Seems to me that the dummy car is off to one side in the Tesla test, but centred for the Volvo … biased? Yes.

Viking79

This annoys me with the ACC in my current cars, if the car is driving far to one side of the lane sometimes it follows too closely so I find myself also going to one side to get the car to react appropriately.

Scott Franco

Sounds like more inflatable car nonsense. RADAR GOES THROUGH CLOTH, IDIOTS.

Jopp

There is a big metal sheet in that dummy to mimic the radar signature of cars. Dont publish bs if you have no idea of automotive tests. You can even hear that metal sheet getting hit in the original video.
These dummys are hightech to be compatible to video, lidar and radar, it isnt just simple foam and cloth as some of you might think.

scott franco

1. The test (as above if you would READ it) gave no such details.
2. The previous test, of which there was a video, clearly showed it was CLOTH ONLY because the Tesla ran through it. There was no metal anything.
3. You don’t know what the test consisted of EITHER, so you have no standing to announce a “BS” post. Check your ego at the door.

Nix

If you are so certain show us the docs describing the construction of the target.

Kdawg

My Model 3’s system prevented a potential crash last week. I was driving 55mph and took my eyes off the road to look at some construction to the left of me. I heard a loud beeping and looked back to the road to find the truck in front of me had locked up his brakes because of an issue with the car in front of him. The beeping allowed me to hit my brakes in time. I don’t know what would have happened otherwise. I only looked away for a couple seconds for all of this to happen.

Bill

If you’re driving over 29mph, AEB only slows you by 25 mph before releasing the brakes. This assumes it sees the car (which it looks like it did in your case) and you don’t react in anyway such as hitting the brakes or steering. Source: Model 3 owner’s manual.

I’m guessing it doesn’t completely stop you because it doesn’t want to get rear-ended and the thinking is the hard braking should give the driver enough time to react and either steer or brake on their own.

Kdawg

Yeah, my car never applied the brakes, just rapid beeping.

Nix

Any “test” that lacks written protocols that are repeatable and confirmable by everyone who follows the same written test protocol isn’t a test. It is a stunt.

Here are what real tests look like, where every single detail of every test is fully documented, such that anybody could run the same test:

http://www.iihs.org/iihs/ratings/technical-information/technical-protocols

David Green

Agree… The NCAP testing (which the 2018 Nissan Leaf did well on) is much more controlled and structured and used many different scenarios.

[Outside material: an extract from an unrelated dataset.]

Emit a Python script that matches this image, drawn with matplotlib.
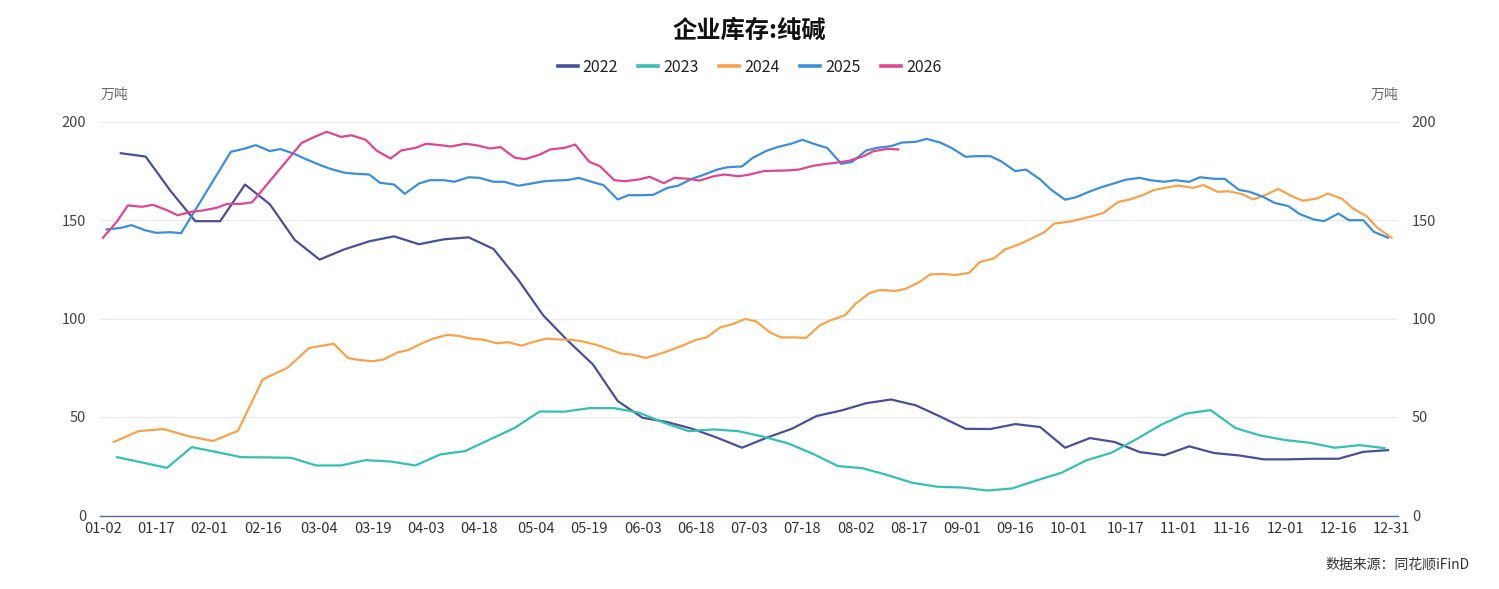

https://www.youtube.com/watch?time_continue=160&v=CVeSCjgACiA

Jopp

Safety equipment should not only work in a specific test scenario.

Nix

Invalid tests are meaningless at predicting any real world situations. Passing or not passing an invalid test is meaningless.

They have failed to provide the doc required to show whether their test is valid or not. That is their burden

Seven Electrics

Let’s settle this with a real world test: see how many Teslas can avoid hitting a parked fire truck. That should be sufficient, right?

Pushmi-Pullyu

No, you need to compare it with other auto makers’ ABS systems, most of which are also not designed to detect stationary objects like parked fire trucks… just like Tesla’s ABS. (If Volvo uses an optically-based ABS, rather than Doppler radar based like almost everyone else including Tesla, then that may be less of a problem for Volvo’s cars.)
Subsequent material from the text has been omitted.